My junior school headmistress - Miss Beauchamp. Nasty, hypocritical woman who couldn't bear to be proved wrong and who never failed to find a way to blame the kids for her own shortcomings.
Every year, on the last day of summer term, she'd announce in assembly which teacher each class would have next year - "1G will become 2Ro, 1A will become 2Ru", etc. The teachers were all present at assembly too, and we learnt pretty quickly to keep our faces blank and our reactions to ourselves.
As we came towards the end of third year [what we now call Year 5], the two fourth year teachers were Mrs L and Miss T. Mrs L was younger, much more hands-on, got good academic results and led by example - she actually put on a tracksuit and did PE alongside her class, instead of lounging on a bench with a ciggie on the go and yelling instructions at them. Miss T was nearing retirement, was rather dowdy, her only outside interest appeared to be bird-watching, her previous pupils' academic performance had been unremarkable, but she was a close personal friend of the headmistress. Obviously, both third year classes hoped and prayed they'd get Mrs L...

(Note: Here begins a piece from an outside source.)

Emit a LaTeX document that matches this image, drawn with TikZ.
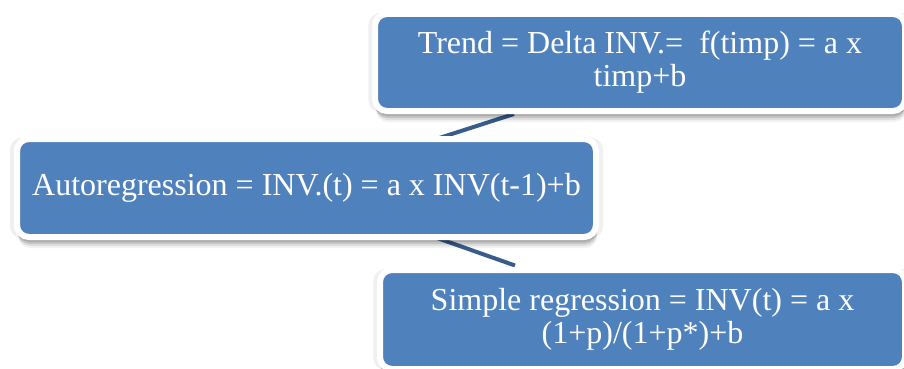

The final day of summer term arrived. We sat through a long and dreary farewell assembly for the departing fourth-years, and finally Miss Beauchamp got on to the announcements. She told the current first-years who their second-year teachers would be; then the second-years who their third-year teachers would be; and then our turn came and we all tensed up waiting to hear our fate...
As soon as she said, "3A will become 4L - ", a muffled cheer went up from 3A...and simultaneously, but more loudly, a dismayed groan from 3H. Miss T was visibly crushed and humiliated by the reaction.
Assembly ended abruptly and the school was dismissed, teachers and all - "But the third year will all wait back!"
My goodness, the bollocking we got from Miss Beauchamp - she raved like Hitler at the Nuremberg Rally. How dare we so grossly disrespect Miss T with our appalling cheering and groaning?! How could we fail to appreciate her long service to the school, her vast experience, her comprehensive knowledge of British birds and her interest in astronomy? The girls of 3H were very lucky indeed to be getting Miss T for their final year, and yet we'd all displayed base ingratitude in reacting as we did in front of the whole school...
Fifty years later, I'm probably the same age Miss Beauchamp was then, and I find myself thinking: she absolutely knew how those two teachers were regarded by the girls. If she genuinely cared so deeply about Miss T's feelings, why didn't she instead come to each of our third-year classrooms beforehand and tell us privately, "3A, you're going into 4L next term; 3H, you're going into 4T". At least that way, Mrs L and Miss T would have been spared the embarrassment and thunderous atmosphere that pervaded the school for the remainder of the day.
...That was in 1974, when adults were always right and 10-year-old girls were always wrong. We endured a four-year catalogue of spiteful and discriminatory treatment from Miss Beauchamp, all of which I can now see was fuelled by her poor people management skills...but of course, 7-to-11-year-old girls weren't people. Only adults were people. Therefore, we were in the wrong. We were always in the wrong.